The plan, they claim, is a public good that will stop the outflow of the county's polluted waste water to the ocean and solve the Turkey Point cooling canal disaster at the same time. The cooling canals have been failing for many years, ladling hundreds of tons of super salty water per day into Florida's fragile drinking water aquifer and the waters of a national park.
Here is where the joint agreement falls flat on its face. FPL has neatly camouflaged its claim the waste water will be "clean" by writing the agreement in such a way that water quality standards cannot be enforceable.
It has done so, with broad recognition -- if not by the broader public -- that FPL has run circles for decades around regulators for the state who regularly show up in the revolving door between the company and government. (Mike Sole, former chief Florida environmental regulator, is now the public face of FPL -- and an influential member of the board of the Everglades Foundation.)
At the county level, FPL's arm twisting has been blatant.
If you haven't already noticed (cf. Trump White House and US EPA), the only intact principle of the GOP is protecting the right of polluters to profit at the public expense. It is, for example, the reason that Trump brightly defends Scott Pruitt, an EPA administrator who understands his responsibility to be the dismantling of federal authority to protect the nation's air and water. Gov. Rick Scott? He is right in line with the polluters.
Here is what this acidic observation has to do with today's county commission decision. It is a point of view that the Miami Herald ought to consider amplifying: how the insidious creep of deregulation is leaving taxpayers naked.

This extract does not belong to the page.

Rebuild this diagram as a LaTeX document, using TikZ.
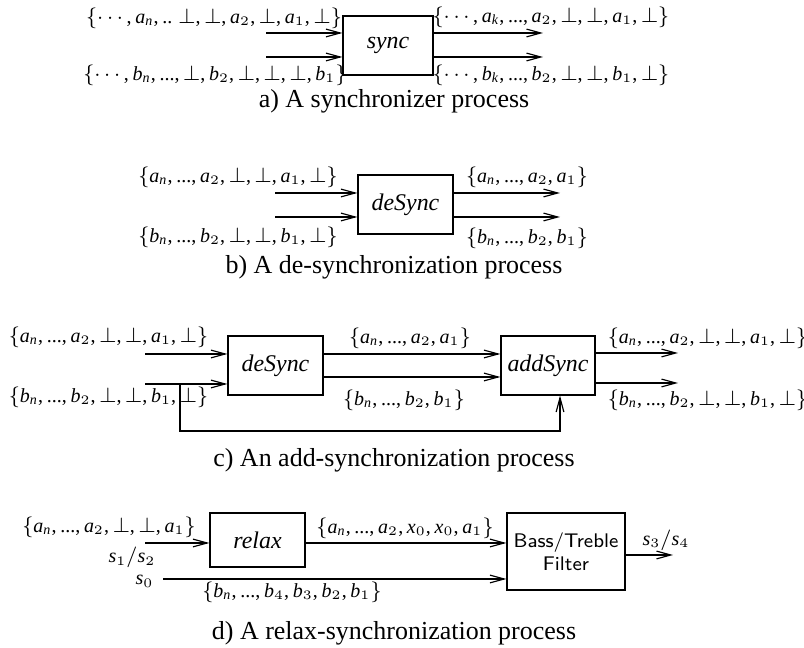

The county commissioners, the mayor, and big polluters like FPL understand the new playing field created by the GOP: when you stop environmental regulation at the federal level, and when you cripple rules and regulations at the state level, what you are left with is major decision-making involving difficult science and complexity at the local level: Miami Dade county, where environmental staffers are handed bows and arrows to fight lightning bolts. Mayor Carlos Gimenez and the politically ambitious chairman, Esteban Bovo, are apparently fine with that.
The premise of federal authority is that it is the place where the playing field can be level. Now, with the knee-capping of state regulatory authority -- Gov. Rick Scott and GOP'ers like Adam Putnam fired that metaphorical gun -- taxpayers can only watch the outcomes. That's how state road 836 is going to be extended, along with the rights of developers, further towards the Everglades and over critical farmland and wetlands we know are needed for a safe, secure future for taxpayers. It's also how FPL can get away scott-free, to claim it is delivering "clean" re-use water to badly damaged Biscayne Bay and a national park.
These events don't happen by coincidence. Very smart lawyers and lobbyists are paid handsomely to deliver results for their clients, and they require the acquiescence of elected officials to cross the "t's" and to dot the "i's". The rationales are cooked to perfection like a dulce de leche millefoile birthday cake where everyone wants second helpings. Doubters, ask this question: why is Florida swimming in a sea of pollution today? It is no coincidence. This is what you voted for. The polluters call this "intelligent design" and barring a miracle of sound judgment descending over County Hall -- another example is going to be delivered today.